The Champs Sports Bowl in Review

Written by Aaron Aloysius on December 29, 2010

Some notes on how the top prospects fared in last night’s bowl game:


– West Virginia defensive tackle Chris Neild may not be selected until late on Day 3, but he showed last night why he’ll end up being a valuable reserve for the team that takes him. At 6’1 5/8″, 307 lbs., Neild isn’t a mammoth run-plugger, but he does a very good job of using his big mitts to control blockers. In the game, he repeatedly displayed the ability to disengage from his man, move laterally, and bring down the ballcarrier. When he played too high, as happened on a few occasions, Neild did get washed out of the play by double teams. But as long as he stays low, Neild can be a deceptively stout interior lineman, using great technique to make up for his lack of super size. In fact, his stout play could get him some looks as a 3-4 nose tackle.


– NC State Linebacker Nate Irving had a fitting end to what was a tremendous comeback season. After a broken leg suffered in a car accident forced him to sit out all of ’09, Irving came back strong this season with 20.5 tackles for loss and 6 sacks. The playmaking LB did some of his best work last night as a blitzer, charging in and batting down a pass on one play, as well as pressuring Geno Smith on a few others. He also was disruptive lining up as a defensive end on passing downs: on a play that sealed the win for NC State, Irving bulled back West Virginia’s left tackle, then spun off the black and strip-sacked quarterback Geno Smith. At times, Irving did look half a step slow trying to chase down Noel Devine, but he mostly made up for it with tremendous hustle, which led to him being in perfect position to recover Devine’s 4th quarter fumble. While on the smaller side at 6’1″, 233 lbs., Irving’s instincts and playmaking ability should make him an attractive option to NFL teams, perhaps as early as the 3rd round.
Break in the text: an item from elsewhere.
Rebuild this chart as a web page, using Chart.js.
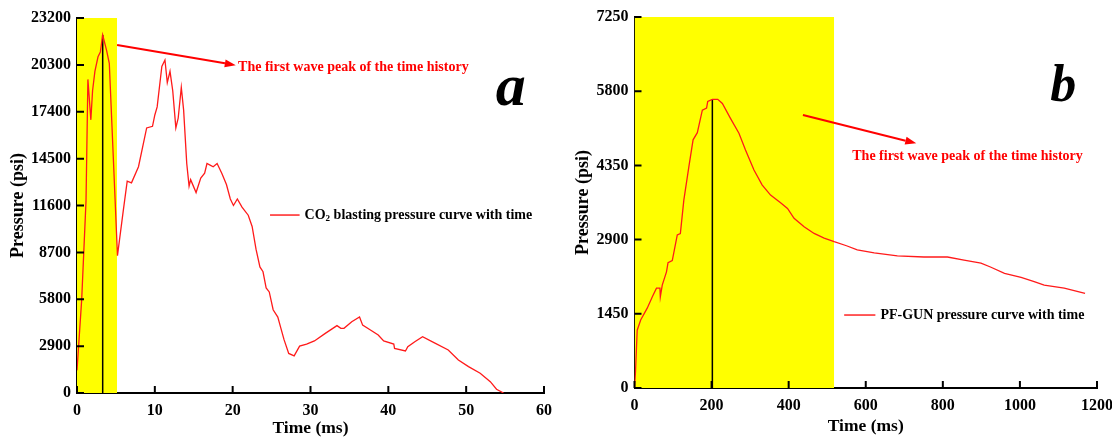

– Pint-sized WVU speedsters Noel Devine and Jock Sanders both had up & down nights. Sanders had an explosive 60 yard kickoff return, but he also matched Noel Devine with his own fumble on a muffed punt. Neither had a standout performance on offense, with the two of them combining for less than 150 total yards from scrimmage. But of the two, Devine arguably had the less impressive night. NC State’s swarming defense didn’t give him many openings, but Devine also didn’t make many positive plays. After dealing with toe issues all season, Devine didn’t appear to be making very sharp cuts. The beat-up running back will have to show in the offseason that he’s fully recovered from his string of injuries; if he times slower than expected at the Combine, his stock could take a major hit.


– Perhaps the most impressive performance in last night’s game came from Mountaineer defensive end Bruce Irvin. The JUCO transfer took a roundabout path to Morgantown, yet he made an immediate impact this fall, notching a dozen sacks. And Irvin wreaked havoc all evening, notching two sacks and stripping the ball on the second one. The 235-pound defensive is still developing into a good all-around football player, but he excelled in an every down role last night. If he builds a repertoire of rush moves around his explosive first step, Irvin could be an even more disruptive force for WVU next year and have a very bright future in the NFL.

Aaron Aloysius

Aaron began closely following the draft in 2005. Since then, he’s overcome an Al Davis-like obsession with workout numbers, instead focusing more (but not exclusively) on the traits visible on prospects’ tape.